» WHAT TO DO:
Quote word for word the lines below, beginning with the first and ending with the one that has "plt.rcParams['mathtext.fontset'] = 'cm'". Drop the pictures.

(Dataset entries)

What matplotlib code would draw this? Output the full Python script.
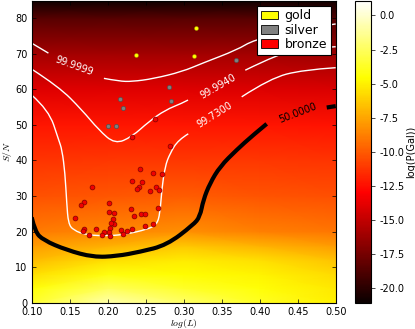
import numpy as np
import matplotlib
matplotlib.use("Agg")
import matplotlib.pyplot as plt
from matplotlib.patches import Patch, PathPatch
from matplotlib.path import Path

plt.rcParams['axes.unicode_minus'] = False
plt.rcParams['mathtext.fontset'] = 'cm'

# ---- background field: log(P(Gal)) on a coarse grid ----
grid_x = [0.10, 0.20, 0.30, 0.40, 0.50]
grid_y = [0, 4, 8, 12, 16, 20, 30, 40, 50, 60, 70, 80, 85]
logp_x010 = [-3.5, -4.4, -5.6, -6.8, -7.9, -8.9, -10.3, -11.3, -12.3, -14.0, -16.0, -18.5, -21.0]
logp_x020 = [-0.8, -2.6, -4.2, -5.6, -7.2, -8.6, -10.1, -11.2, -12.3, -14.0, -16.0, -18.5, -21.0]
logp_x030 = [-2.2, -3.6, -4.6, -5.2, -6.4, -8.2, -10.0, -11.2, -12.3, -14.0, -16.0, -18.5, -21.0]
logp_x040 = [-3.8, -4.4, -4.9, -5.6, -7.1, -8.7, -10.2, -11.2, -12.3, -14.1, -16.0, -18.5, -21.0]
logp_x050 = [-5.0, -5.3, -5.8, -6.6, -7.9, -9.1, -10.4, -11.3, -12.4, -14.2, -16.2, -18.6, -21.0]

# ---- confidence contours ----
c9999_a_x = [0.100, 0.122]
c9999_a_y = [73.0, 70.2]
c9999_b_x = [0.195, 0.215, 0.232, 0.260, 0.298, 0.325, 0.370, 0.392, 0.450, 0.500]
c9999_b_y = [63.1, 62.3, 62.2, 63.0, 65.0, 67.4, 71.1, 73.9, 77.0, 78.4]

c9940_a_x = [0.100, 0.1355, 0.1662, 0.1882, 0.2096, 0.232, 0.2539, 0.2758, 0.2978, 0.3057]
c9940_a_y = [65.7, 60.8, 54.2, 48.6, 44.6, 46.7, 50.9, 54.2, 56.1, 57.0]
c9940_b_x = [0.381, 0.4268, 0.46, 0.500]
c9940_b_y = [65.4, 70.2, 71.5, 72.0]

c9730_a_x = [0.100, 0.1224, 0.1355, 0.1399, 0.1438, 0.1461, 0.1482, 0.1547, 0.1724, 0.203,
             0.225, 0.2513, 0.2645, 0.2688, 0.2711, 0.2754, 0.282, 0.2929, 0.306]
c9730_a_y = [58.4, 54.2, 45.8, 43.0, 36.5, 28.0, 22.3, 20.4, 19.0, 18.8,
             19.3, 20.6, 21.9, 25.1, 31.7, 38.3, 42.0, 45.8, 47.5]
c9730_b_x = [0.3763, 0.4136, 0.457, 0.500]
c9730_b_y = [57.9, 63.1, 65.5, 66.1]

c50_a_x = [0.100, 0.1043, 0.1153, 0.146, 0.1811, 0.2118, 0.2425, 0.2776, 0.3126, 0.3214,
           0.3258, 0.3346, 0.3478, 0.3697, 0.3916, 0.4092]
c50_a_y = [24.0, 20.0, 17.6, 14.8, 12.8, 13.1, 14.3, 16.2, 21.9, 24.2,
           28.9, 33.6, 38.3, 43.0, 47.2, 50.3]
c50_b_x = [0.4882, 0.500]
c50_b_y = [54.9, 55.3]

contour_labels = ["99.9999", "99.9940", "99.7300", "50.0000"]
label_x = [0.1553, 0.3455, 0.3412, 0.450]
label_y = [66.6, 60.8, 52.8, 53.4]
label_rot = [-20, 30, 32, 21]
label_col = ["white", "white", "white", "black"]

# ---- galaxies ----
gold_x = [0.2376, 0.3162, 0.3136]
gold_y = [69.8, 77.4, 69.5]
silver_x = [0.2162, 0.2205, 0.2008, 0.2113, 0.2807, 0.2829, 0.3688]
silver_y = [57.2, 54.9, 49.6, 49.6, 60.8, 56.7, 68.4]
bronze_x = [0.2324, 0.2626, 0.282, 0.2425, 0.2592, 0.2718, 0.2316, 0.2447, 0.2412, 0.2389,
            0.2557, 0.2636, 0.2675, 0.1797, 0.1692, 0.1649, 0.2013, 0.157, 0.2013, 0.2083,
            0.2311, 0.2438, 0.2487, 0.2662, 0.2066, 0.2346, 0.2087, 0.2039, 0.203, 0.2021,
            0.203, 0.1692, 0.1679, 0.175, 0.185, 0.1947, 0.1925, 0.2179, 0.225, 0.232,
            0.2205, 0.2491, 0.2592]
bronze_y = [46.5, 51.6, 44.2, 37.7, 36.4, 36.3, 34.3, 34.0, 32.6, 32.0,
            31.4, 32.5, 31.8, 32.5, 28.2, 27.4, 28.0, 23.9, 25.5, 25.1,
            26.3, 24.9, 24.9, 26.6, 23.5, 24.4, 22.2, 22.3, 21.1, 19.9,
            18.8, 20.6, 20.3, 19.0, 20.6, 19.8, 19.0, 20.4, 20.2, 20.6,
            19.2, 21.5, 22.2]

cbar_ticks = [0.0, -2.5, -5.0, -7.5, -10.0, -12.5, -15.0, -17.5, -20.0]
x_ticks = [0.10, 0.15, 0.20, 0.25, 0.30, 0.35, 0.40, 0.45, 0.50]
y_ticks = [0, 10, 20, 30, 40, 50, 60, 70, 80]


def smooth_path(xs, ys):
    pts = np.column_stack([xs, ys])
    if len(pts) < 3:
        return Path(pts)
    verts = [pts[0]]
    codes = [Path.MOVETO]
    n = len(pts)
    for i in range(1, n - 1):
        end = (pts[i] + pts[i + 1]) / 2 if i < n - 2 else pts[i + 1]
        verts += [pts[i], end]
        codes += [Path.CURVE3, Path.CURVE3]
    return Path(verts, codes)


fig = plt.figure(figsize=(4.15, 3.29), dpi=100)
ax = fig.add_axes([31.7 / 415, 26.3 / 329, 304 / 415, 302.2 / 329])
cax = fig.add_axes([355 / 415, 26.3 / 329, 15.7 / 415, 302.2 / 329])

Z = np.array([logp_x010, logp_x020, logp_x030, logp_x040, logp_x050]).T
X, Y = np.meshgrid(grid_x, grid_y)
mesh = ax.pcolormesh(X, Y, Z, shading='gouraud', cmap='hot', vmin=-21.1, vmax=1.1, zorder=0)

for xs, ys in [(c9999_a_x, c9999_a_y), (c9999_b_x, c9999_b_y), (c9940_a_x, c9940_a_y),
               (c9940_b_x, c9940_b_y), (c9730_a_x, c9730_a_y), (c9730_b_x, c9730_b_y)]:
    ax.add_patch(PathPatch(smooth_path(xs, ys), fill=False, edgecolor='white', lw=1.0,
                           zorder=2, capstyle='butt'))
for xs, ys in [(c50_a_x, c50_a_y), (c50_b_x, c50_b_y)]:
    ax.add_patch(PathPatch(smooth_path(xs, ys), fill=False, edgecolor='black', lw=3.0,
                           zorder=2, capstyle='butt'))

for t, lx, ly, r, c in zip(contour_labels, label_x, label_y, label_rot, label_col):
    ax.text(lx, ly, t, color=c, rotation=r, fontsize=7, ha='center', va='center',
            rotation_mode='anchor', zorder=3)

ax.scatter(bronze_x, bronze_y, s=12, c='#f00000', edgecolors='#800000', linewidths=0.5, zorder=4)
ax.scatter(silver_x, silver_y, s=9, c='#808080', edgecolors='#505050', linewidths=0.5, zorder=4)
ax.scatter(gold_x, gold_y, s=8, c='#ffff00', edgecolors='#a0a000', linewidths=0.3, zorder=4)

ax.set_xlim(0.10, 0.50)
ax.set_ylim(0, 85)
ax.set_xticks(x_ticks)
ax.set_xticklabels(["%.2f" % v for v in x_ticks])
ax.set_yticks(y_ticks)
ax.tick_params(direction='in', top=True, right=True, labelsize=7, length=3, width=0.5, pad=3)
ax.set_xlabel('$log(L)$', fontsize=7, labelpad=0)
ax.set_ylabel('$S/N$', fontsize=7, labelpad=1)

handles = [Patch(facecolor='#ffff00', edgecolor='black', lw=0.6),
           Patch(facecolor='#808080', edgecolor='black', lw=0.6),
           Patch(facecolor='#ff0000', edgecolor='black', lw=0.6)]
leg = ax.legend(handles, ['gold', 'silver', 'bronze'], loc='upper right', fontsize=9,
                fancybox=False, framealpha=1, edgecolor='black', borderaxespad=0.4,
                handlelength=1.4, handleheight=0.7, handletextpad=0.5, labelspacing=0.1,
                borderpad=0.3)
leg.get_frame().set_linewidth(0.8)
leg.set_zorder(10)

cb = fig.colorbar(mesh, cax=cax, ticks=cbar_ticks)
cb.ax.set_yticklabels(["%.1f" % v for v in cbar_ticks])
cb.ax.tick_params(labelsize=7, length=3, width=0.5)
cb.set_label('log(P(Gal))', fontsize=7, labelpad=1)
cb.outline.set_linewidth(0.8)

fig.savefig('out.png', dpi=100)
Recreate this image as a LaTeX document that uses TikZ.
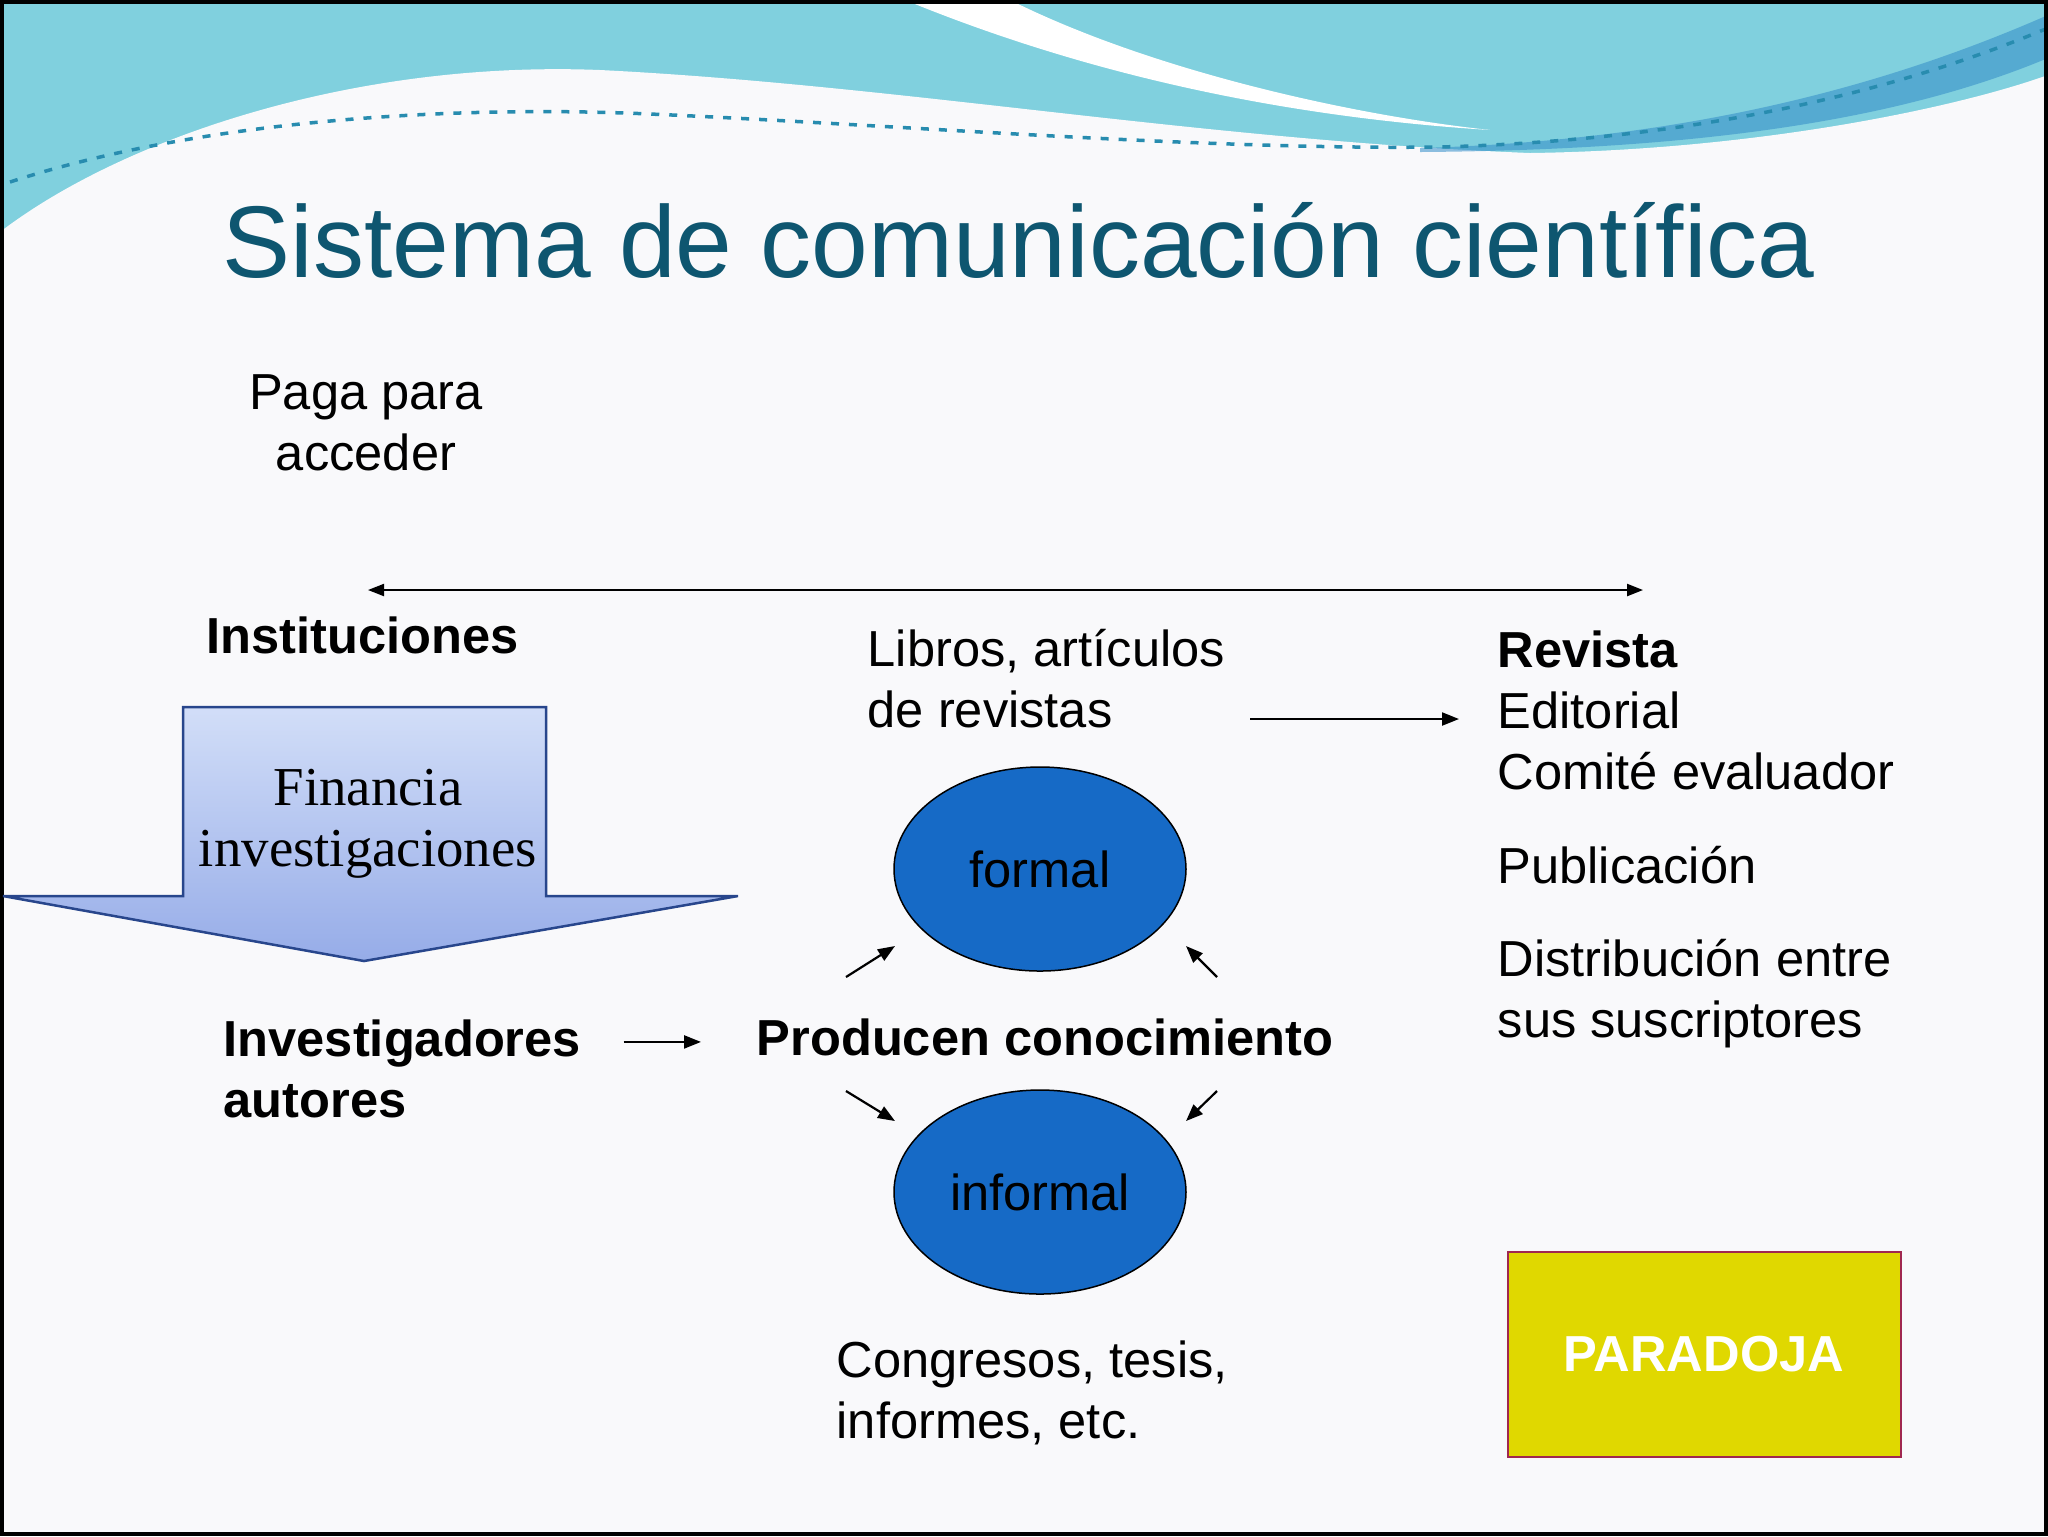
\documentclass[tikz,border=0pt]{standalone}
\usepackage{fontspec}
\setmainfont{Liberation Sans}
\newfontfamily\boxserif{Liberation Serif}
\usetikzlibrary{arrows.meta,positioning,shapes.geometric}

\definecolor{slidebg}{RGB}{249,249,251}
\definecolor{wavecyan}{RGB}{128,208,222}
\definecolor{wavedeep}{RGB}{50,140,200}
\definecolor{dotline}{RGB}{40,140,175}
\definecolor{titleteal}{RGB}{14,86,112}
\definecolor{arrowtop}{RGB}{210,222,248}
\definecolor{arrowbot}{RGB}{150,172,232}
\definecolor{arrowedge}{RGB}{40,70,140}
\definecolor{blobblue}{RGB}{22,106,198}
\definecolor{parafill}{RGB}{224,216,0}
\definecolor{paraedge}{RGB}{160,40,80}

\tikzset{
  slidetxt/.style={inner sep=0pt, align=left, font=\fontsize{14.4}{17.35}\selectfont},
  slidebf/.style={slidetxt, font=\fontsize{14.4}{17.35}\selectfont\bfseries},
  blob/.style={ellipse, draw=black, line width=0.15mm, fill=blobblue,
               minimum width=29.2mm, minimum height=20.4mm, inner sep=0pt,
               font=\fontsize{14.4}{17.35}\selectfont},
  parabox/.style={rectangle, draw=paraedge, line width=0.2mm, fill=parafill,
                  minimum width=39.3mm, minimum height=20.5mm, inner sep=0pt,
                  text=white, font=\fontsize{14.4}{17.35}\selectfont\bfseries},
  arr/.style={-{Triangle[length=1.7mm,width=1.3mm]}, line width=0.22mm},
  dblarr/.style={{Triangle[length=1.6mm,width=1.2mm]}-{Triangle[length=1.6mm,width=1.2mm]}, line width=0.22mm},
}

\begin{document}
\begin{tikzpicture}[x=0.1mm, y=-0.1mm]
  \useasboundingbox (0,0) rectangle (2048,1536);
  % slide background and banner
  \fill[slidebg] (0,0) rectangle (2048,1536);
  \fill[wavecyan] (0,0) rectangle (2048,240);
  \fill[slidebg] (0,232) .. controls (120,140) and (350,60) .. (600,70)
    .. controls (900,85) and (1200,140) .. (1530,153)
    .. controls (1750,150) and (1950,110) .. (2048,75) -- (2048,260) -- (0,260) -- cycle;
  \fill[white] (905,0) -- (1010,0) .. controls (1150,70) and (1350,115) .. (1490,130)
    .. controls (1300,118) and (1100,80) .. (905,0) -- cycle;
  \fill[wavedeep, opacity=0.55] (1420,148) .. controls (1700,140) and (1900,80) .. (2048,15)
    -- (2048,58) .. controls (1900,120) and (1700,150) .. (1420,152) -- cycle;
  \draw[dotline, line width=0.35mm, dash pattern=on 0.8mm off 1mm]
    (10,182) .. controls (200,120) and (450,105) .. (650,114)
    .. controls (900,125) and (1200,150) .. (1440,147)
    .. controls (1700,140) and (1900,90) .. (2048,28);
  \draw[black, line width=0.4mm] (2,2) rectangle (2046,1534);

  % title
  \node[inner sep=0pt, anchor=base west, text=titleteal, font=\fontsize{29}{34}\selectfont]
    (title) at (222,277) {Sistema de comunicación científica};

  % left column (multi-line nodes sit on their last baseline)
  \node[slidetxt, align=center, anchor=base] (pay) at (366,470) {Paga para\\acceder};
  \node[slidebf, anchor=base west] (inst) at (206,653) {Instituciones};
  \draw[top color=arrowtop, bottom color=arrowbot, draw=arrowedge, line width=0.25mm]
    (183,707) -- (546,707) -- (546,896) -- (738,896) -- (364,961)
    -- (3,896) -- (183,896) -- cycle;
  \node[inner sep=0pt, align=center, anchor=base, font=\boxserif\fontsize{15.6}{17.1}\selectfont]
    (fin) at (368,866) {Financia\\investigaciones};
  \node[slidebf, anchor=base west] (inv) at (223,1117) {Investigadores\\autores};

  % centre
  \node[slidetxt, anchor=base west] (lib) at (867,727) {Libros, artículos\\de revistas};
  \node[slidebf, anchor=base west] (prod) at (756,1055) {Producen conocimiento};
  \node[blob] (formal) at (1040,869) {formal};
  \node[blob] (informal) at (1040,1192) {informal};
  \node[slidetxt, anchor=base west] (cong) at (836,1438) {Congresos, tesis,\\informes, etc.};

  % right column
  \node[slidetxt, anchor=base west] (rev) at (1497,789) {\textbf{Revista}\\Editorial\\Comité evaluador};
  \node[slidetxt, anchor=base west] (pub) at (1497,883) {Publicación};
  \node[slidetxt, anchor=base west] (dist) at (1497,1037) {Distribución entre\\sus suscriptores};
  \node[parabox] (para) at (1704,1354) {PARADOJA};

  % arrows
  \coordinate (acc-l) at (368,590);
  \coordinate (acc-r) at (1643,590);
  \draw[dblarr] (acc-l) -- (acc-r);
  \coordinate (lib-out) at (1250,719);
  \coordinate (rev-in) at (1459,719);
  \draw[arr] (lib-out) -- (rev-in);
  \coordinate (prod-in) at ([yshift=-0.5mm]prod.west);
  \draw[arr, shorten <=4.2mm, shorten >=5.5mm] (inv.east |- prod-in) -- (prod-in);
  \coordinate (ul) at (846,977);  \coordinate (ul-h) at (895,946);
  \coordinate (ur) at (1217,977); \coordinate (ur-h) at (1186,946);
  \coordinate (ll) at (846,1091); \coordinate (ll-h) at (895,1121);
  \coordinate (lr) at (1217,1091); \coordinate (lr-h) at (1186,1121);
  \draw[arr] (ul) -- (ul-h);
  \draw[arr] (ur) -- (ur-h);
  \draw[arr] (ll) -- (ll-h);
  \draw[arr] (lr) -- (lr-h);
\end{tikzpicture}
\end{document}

» RESULT OF THE EXERCISE:
What matplotlib code would draw this? Output the full Python script.
import numpy as np
import matplotlib
matplotlib.use("Agg")
import matplotlib.pyplot as plt
from matplotlib.patches import Patch, PathPatch
from matplotlib.path import Path

plt.rcParams['axes.unicode_minus'] = False
plt.rcParams['mathtext.fontset'] = 'cm'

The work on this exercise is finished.